Pablo no quería tener que ejercer la disciplina en la iglesia de Corinto. Él prefería ver el arrepentimiento de los descarriados. Pero muchos de los que habían caído en prácticas inmorales habían comenzado a desafiar la autoridad de Pablo como apóstol. Pablo tenía la intención de disciplinar con firmeza a aquellos que no prestaran atención a sus advertencias y se arrepintieran antes de su llegada (2 Co 13:2-3). Los creyentes corintios debían examinarse y probarse a sí mismos para ver si estaban en la fe—porque se comportaban como si no lo estuvieran.

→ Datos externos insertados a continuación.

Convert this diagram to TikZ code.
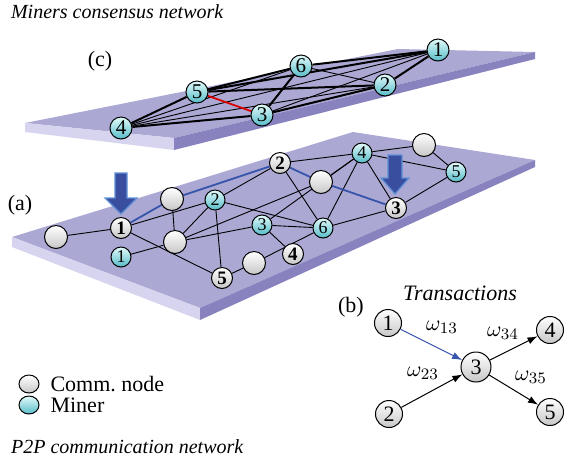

Esta no era la primera vez que Pablo exhortaba a los corintios a examinarse a sí mismos. Anteriormente, había observado a la iglesia participando en la Cena del Señor de manera indigna. En esa ocasión él les había dicho: “Por tanto, pruébese cada uno a sí mismo, y coma así del pan, y beba de la copa” (1 Co 11:28). Los creyentes deben examinar sus motivos, sus acciones y la condición actual de sus corazones para asegurarse de que no acarreen la disciplina de Dios sobre sí mismos.

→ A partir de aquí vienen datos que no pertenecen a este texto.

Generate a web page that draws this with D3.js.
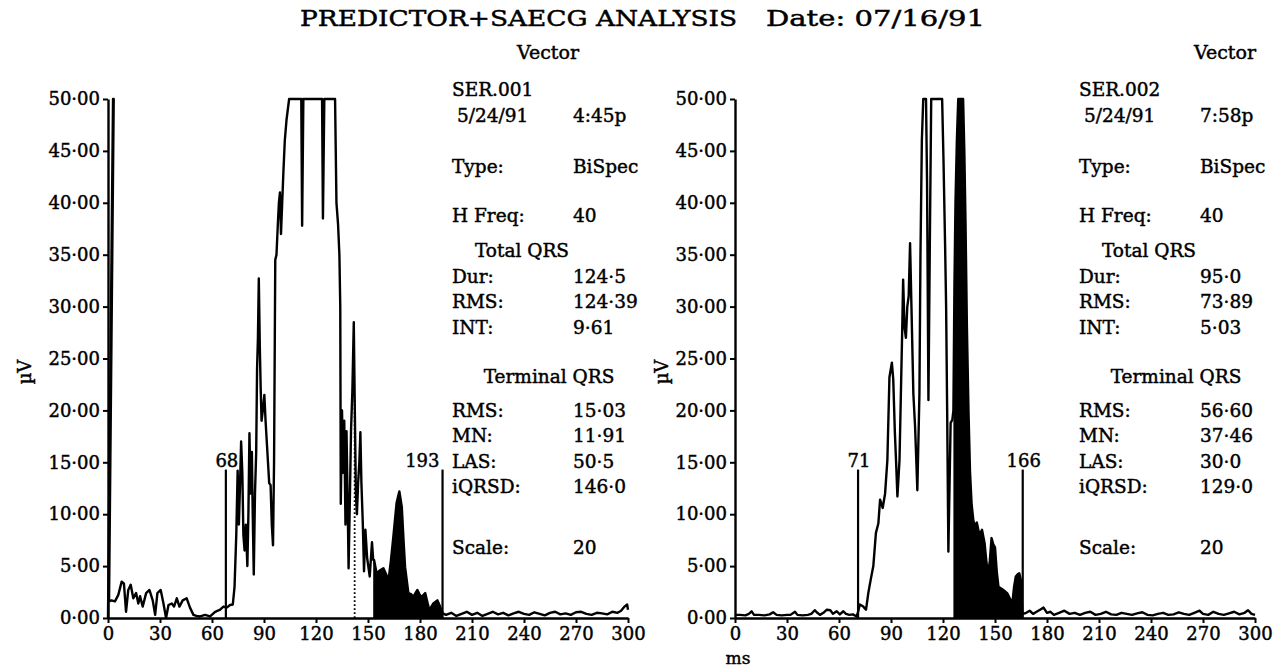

La principal preocupación de Pablo era traer salud espiritual y plenitud a la comunidad cristiana de Corinto. Si los individuos estuvieran genuinamente en la fe, entonces sabrían que el Señor Jesucristo vivía dentro de ellos. Su Espíritu Santo estaría obrando dentro de ellos, promoviendo la santificación y la vida moral. Pero si sus vidas no mostraban evidencia de la actividad del Espíritu, entonces Jesucristo no moraba en ellos. Y si Cristo no estaba en ellos, fallaron la prueba—estaban perdidos en realidad; eran falsos creyentes.

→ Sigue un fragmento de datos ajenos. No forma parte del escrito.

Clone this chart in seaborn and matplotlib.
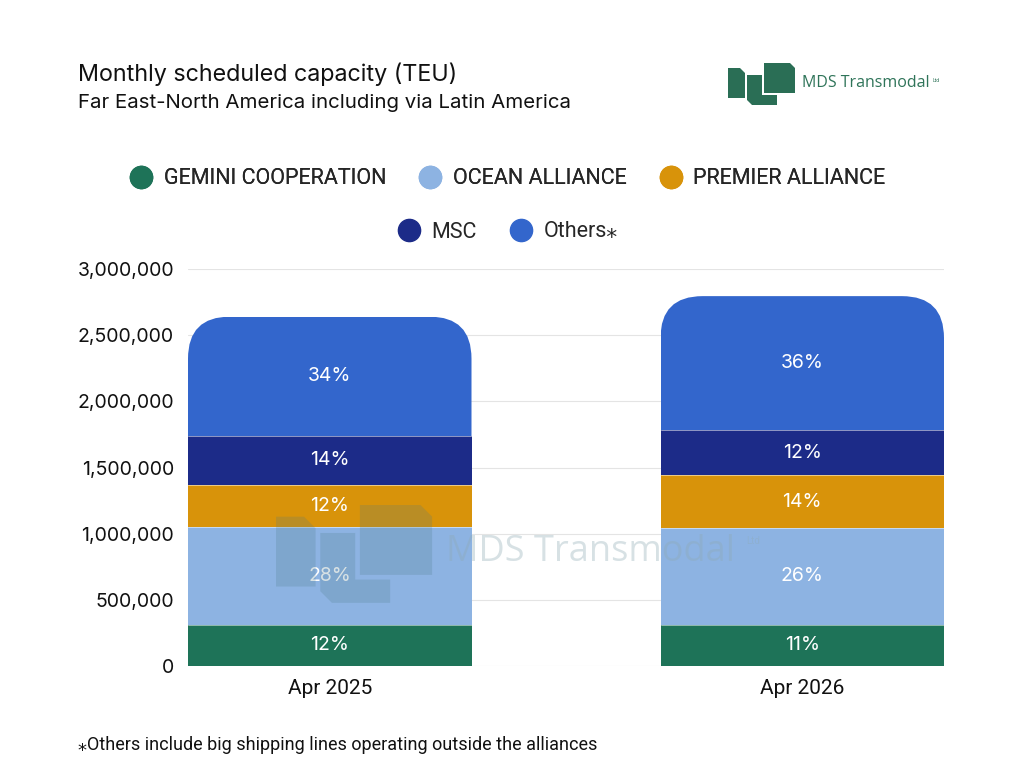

En lugar de ver la paja en el ojo ajeno, los creyentes debemos primero examinar nuestras propias vidas: “Cada uno someta a prueba su propia obra, y entonces tendrá motivo de gloriarse solo respecto de sí mismo, y no en otro” (Gl 6:4). En su primera carta a los Corintios, Pablo les confesó: “Golpeo mi cuerpo, y lo pongo en servidumbre, no sea que habiendo sido heraldo para otros, yo mismo venga a ser eliminado” (1 Co 9:27). Pablo hizo una práctica el probarse a sí mismo. Él sabía que las obras de cada uno serían probadas a fuego en el Tribunal de Cristo (1 Co 3:13), si es que llegaba a estar en él.
Las palabras “examinarse” y “ponerse a
prueba” significan esencialmente lo mismo. Algunas versiones de la Biblia tienen “mírate cuidadosamente” o “pregúntate a ti mismo”. Una forma de probarnos a nosotros mismos es buscar evidencia de la presencia del Espíritu Santo en nuestra vida. Una de estas pruebas tiene que ver con ver o no el fruto del Espíritu en nuestras vidas: “Mas el fruto del Espíritu es amor, gozo, paz, paciencia, benignidad, bondad, fe, mansedumbre, templanza; contra tales cosas no hay ley” (Gl 5:22–23). Pero esta no es la única prueba. El Señor Jesús confirmó que los verdaderos profetas de Dios son reconocidos por sus frutos (Mt 7:15). El autoexamen debe comenzar con la oración, y el estudio de la Palabra de Dios, después de todo ella es el espejo de nuestra vida espiritual (Stg 1:23).Una pregunta difícil pero espiritualmente beneficiosa que debemos hacernos regularmente es: “¿Cuál es mi condición espiritual?” El profeta Jeremías llamó al pueblo de Dios a una honesta autoevaluación y arrepentimiento: “Examinemos y probemos nuestros caminos, y volvamos a Jehová” (Lam 3:40). Las Escrituras nos llaman a “examinarlo todo”, renunciar al mal y “retener lo bueno” (1 Ts 5:21–22). Podríamos considerar hacer de esta nuestra oración como lo hizo David: “Examíname, oh Dios, y conoce mi corazón; pruébame y conoce mis pensamientos; y ve si hay en mí camino de perversidad, y guíame en el camino eterno” (Sal 139:23-24).
No nos conformemos con clichés evangélicos ni consuelos sentimentales. Nuestra alma eterna es la que está en juego. Extendamos sobre las Escrituras el mapa de nuestro corazón y agonicemos allí hasta que el Señor nos responda y nos levante de nuestra miseria y autoengaño.